Algo de eso aletea en la prosa por momentos sabrosa de Mandressi. No dudo de que lo mueve -entre otras cosas- su deseo de defender la libertad, la autonomía y la dignidad del hombre. Pero llama la atención la temperatura de sus palabras, el tono agresivo y despectivo que entorpece algunos de sus párrafos y desautoriza sus razones.

Para terminar: Bergoglio, el papa Francisco, está empeñado -él sí- en una tarea titánica que ha emprendido con firmeza, humildad y coherencia. La torpeza de Mandressi y su enojo se combinan para arrastrarlo a obsequiarnos una nota pirotécnica, proferida con malhumor y que de momento lo alinea con los sectores más conservadores y también con los más corruptos de la Iglesia Católica, a los que se hermana en el intento de menoscabar al pontífice.

En los últimos días hemos asistido horrorizados a dos acciones terroristas sucesivas: el ataque criminal contra los periodistas de Charlie Hebdo y la condena a muerte y ejecución de los asesinos perpetrada por las fuerzas de seguridad francesas, que lograron de este modo un sangriento empate en la cancha de las barbaridades.

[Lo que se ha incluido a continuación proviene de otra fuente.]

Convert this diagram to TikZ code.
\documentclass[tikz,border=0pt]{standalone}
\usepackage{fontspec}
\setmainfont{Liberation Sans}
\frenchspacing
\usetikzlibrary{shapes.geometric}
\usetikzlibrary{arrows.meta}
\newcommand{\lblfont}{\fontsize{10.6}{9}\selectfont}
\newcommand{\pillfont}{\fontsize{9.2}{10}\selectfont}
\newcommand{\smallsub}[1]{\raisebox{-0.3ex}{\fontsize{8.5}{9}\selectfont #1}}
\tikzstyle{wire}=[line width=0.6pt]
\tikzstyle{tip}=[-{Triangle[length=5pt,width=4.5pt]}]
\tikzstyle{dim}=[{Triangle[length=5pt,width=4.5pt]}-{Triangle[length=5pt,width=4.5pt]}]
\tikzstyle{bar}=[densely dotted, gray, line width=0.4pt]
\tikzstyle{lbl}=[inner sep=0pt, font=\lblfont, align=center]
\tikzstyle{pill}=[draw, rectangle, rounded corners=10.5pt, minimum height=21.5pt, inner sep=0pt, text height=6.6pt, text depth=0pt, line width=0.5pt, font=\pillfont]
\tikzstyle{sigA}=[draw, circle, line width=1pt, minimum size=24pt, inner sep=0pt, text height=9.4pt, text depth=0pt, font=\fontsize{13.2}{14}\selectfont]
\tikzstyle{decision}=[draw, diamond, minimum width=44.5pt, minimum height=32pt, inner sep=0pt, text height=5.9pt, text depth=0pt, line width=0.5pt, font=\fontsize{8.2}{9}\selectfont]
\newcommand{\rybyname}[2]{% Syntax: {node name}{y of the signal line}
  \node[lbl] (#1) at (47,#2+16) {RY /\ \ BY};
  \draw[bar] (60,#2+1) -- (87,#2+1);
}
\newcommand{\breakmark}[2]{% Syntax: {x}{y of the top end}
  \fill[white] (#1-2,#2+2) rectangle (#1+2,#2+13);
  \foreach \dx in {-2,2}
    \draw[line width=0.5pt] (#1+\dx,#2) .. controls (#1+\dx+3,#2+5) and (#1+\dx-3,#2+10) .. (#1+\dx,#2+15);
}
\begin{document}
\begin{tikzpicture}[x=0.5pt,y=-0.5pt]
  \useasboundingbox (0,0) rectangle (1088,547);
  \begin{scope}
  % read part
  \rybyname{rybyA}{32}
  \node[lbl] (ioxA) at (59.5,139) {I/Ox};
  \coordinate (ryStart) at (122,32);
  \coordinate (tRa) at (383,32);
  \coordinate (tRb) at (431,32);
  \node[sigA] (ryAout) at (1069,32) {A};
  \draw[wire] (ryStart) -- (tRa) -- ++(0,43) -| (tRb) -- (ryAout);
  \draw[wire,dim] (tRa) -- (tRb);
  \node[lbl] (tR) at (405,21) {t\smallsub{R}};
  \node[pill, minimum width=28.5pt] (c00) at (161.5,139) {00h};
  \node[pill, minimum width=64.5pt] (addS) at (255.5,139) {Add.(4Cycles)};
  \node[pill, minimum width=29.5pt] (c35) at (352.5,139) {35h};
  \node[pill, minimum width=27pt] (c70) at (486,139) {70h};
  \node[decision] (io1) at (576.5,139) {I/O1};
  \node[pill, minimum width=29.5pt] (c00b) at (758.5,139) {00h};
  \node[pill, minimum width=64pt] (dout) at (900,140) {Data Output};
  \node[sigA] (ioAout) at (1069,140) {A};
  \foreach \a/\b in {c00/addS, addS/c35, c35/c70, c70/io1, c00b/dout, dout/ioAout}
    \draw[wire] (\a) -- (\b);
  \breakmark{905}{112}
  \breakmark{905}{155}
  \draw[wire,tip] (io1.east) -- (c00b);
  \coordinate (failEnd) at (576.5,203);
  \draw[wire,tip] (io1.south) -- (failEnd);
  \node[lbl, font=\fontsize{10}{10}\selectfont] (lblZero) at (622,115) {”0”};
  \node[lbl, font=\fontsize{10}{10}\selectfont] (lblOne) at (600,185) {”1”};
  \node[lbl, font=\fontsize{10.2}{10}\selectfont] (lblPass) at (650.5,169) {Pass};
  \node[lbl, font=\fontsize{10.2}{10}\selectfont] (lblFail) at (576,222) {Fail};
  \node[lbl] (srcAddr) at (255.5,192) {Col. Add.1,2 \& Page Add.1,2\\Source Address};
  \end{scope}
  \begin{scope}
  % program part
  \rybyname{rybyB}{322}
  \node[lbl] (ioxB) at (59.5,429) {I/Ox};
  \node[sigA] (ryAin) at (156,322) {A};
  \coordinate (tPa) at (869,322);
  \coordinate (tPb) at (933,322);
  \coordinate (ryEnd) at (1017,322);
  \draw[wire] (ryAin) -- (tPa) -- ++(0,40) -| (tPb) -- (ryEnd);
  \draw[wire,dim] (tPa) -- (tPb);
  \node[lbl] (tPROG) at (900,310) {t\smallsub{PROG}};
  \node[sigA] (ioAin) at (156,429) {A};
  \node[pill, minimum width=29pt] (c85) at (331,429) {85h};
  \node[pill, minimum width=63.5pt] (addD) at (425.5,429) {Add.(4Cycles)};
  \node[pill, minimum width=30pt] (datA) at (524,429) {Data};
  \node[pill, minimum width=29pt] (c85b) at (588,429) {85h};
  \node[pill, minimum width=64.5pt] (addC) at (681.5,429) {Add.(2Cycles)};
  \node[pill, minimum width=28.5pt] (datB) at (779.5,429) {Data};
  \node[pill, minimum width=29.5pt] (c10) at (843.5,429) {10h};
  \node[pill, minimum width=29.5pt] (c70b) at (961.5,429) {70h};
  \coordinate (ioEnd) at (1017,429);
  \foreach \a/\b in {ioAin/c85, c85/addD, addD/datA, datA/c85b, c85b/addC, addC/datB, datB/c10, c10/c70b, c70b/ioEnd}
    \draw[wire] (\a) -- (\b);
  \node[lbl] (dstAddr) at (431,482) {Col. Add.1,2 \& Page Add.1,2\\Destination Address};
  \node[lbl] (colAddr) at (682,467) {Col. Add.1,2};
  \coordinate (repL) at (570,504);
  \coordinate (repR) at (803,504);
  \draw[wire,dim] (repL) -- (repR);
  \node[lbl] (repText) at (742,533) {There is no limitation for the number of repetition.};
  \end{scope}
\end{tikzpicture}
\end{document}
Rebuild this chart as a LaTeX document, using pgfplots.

Los asuntos que reclaman nuestra atención y requieren un debate sereno y universal -me refiero por ejemplo a los límites (o no) de la libertad de expresión, la manipulación de la opinión y los sentimientos del público por los grandes medios, los peligros que para la paz y la convivencia de los humanos encierra la reacción visceral de odio que alientan y alimentan éstos, la simplificación brutal que significa identificar a los musulmanes y al Islam con sus excrecencias fundamentalistas, la búsqueda de los mecanismos imprescindibles para recomponer sobre bases de paz, tolerancia y respeto recíprocos los vínculos entre las diferentes culturas- están ausentes del artículo que escribió Mandressi, y para su consideración no aporta absolutamente nada. Lástima.

En cambio agrega -su iracundia orienta la brújula en esa dirección- leña a la hoguera de los odios, abarcando en ellos a todas las religiones.

Demasiado papel desperdiciado, mucha letra, mucha ira, poca sustancia.